The Municipal Porcelain Collection
It was in 1994 that the Kronberger Haus opened its first department, entitled "Höchster Porzellan 1746–1796". Numbering approximately 750, the Höchst faiences and porcelains in the municipal collection are an impressive demonstration of the large and variegated product palette of the old "Höchster Porcellainefabrique". The exhibition acquaints visitors with the 260-plus years of the company's history as well as its production methods, and conveys a stylistic overview of its extraordinarily diverse forms and decors.

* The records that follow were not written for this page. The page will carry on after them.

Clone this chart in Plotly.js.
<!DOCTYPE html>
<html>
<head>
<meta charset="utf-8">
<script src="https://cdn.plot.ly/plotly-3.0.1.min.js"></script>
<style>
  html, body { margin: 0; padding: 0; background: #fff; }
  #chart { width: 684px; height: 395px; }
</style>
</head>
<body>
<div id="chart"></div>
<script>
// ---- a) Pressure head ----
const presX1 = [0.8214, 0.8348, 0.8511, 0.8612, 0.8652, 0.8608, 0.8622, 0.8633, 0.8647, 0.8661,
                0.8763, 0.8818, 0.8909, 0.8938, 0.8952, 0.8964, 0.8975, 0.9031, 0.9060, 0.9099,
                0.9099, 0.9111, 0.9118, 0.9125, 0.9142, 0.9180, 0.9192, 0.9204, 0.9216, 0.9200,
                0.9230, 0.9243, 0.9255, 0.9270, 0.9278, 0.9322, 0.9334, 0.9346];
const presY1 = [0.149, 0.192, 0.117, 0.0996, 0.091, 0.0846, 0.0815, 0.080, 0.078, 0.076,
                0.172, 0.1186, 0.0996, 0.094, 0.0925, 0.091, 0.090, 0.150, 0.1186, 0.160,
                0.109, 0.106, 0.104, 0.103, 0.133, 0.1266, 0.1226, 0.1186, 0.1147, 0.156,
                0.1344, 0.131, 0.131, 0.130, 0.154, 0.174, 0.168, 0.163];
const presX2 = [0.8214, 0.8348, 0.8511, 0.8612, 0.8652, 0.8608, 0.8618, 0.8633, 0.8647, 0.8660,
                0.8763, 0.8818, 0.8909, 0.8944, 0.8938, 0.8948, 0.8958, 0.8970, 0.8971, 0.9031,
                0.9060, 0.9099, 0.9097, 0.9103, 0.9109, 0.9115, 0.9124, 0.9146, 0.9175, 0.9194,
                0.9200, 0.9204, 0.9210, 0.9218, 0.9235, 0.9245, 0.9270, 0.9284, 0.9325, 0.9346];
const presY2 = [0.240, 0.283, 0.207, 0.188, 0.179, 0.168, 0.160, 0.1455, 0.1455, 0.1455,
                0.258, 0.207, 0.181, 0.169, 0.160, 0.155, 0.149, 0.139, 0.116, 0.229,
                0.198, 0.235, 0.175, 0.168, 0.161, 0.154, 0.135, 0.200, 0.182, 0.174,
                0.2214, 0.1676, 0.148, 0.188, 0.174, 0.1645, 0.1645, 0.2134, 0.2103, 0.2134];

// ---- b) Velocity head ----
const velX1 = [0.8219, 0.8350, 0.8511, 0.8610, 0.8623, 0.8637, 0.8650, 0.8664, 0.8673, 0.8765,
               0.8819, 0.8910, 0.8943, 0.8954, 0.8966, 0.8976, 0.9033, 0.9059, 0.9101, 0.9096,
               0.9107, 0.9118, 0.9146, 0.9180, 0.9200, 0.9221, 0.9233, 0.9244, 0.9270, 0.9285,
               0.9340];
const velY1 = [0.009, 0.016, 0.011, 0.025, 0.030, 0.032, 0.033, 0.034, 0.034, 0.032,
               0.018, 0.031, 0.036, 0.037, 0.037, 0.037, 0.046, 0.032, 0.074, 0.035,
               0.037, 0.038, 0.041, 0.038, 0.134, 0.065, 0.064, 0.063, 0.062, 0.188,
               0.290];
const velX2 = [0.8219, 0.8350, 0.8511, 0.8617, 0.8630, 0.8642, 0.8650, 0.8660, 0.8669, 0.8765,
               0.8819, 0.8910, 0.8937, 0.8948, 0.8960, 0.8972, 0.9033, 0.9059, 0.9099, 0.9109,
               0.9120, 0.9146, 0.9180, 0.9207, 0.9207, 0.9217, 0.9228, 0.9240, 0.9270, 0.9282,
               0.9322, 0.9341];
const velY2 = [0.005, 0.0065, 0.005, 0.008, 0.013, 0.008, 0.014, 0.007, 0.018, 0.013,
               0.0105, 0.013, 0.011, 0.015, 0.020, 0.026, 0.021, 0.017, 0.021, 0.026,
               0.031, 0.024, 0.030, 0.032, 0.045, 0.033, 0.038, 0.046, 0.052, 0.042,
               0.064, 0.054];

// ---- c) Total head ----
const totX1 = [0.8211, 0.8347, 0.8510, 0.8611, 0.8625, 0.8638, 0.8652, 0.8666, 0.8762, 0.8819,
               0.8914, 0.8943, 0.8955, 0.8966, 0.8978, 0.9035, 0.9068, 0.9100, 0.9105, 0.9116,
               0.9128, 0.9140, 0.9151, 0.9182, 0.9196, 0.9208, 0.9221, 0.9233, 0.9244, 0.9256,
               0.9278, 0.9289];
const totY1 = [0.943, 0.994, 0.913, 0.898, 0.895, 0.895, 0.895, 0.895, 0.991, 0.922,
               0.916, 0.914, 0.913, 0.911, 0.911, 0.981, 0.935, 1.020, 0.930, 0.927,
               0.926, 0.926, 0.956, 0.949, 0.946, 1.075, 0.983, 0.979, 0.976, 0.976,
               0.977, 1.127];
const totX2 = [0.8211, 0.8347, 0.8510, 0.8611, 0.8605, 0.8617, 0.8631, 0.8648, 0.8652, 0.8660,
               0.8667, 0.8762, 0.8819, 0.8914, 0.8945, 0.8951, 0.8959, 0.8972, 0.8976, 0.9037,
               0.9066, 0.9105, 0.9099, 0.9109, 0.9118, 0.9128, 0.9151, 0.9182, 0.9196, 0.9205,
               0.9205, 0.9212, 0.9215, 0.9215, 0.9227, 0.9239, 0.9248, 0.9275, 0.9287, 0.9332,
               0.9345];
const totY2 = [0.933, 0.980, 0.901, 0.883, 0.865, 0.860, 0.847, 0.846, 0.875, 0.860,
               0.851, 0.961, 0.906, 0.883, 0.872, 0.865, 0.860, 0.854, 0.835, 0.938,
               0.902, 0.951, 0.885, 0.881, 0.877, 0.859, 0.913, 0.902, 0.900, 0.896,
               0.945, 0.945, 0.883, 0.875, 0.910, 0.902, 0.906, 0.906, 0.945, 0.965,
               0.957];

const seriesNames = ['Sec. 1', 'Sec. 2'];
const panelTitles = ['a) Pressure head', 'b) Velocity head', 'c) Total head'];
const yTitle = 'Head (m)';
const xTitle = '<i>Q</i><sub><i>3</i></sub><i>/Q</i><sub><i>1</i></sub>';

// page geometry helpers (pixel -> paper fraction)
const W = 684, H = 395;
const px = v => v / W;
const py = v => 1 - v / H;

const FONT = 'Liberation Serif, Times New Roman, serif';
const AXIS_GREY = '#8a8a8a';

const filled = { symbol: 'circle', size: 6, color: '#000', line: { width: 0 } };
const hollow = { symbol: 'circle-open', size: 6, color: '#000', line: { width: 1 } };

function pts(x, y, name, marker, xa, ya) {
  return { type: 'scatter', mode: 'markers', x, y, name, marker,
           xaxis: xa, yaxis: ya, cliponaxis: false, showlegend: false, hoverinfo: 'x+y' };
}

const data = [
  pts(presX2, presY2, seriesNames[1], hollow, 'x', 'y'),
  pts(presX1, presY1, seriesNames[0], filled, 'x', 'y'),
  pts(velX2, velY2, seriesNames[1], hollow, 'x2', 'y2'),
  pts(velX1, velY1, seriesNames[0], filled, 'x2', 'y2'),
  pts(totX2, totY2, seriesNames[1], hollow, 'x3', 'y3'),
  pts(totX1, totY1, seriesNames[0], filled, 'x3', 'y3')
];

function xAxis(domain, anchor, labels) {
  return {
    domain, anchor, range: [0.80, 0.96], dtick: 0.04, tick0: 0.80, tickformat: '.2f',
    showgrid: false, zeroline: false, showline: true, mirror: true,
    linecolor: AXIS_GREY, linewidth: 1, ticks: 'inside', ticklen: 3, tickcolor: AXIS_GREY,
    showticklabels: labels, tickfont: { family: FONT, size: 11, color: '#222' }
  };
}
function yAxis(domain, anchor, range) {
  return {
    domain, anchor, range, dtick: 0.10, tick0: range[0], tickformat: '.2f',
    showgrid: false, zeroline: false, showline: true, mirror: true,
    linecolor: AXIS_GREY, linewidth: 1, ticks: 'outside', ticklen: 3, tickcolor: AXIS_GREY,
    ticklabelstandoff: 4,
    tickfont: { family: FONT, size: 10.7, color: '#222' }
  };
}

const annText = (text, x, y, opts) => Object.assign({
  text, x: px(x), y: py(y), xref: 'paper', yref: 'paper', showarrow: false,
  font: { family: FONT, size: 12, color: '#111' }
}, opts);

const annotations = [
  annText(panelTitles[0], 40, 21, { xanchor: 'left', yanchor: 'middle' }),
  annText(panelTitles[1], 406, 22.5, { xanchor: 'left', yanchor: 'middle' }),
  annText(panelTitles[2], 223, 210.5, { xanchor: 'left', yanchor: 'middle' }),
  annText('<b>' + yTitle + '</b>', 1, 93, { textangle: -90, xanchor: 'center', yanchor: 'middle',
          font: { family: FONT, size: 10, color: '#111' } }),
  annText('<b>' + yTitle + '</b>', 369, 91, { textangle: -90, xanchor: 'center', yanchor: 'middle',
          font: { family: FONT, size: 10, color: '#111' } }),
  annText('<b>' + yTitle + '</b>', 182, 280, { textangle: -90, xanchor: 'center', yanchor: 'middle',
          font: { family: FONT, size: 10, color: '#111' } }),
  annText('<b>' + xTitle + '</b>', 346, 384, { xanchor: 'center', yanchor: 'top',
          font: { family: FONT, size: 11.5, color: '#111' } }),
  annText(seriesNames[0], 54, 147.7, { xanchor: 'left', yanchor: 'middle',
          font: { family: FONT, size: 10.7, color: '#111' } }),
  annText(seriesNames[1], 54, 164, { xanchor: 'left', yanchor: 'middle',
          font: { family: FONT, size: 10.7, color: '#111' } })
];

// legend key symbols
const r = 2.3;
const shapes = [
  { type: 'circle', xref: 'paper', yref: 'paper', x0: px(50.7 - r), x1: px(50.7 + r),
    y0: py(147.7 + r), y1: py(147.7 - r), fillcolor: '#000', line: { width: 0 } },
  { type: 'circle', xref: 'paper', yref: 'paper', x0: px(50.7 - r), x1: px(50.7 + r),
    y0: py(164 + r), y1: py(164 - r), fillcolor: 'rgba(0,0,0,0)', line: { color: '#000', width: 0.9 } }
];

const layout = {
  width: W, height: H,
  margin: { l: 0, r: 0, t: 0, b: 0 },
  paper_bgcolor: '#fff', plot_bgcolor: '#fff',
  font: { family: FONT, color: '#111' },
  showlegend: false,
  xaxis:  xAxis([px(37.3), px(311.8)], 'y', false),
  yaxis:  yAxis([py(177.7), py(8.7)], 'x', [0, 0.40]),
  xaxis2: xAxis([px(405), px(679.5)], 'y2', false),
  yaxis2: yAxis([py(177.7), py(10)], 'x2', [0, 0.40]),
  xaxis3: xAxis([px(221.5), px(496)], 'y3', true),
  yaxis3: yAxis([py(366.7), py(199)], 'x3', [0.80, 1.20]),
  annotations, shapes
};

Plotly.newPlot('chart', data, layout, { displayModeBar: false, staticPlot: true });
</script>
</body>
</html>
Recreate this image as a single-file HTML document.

Under the artistic direction of the prominent master modeller of Höchst, Johann Peter Melchior, the old Höchst porcelain manufactory made the stylistic transition from the cheerful and playful Rococo to the rigour of Neoclassicism, with regard to both the forms and decors of its products. The precious luxury items are accordingly classified according to their artistic contexts, forerunners and models. Aspects of cultural history are likewise reflected in the presentation. One focus is on showing how the practical and the beautiful can be combined, for many porcelain objects served practical purposes in everyday life – whether on the festively laid table, during the morning toilet, as interior decoration, for private devotions or as desirable collectors items and gallantries presented as tokens of friendship and love.
As everyday customs changed over the course of the seventeenth century, so did ways of using porcelain dishes and vessels. Through the introduction of the three exotic colonial hot beverages coffee, tea and chocolate, as well as the influences of French and Spanish court etiquette, the drinking and eating habits of the upper aristocratic and bourgeois classes changed fundamentally in the eighteenth century.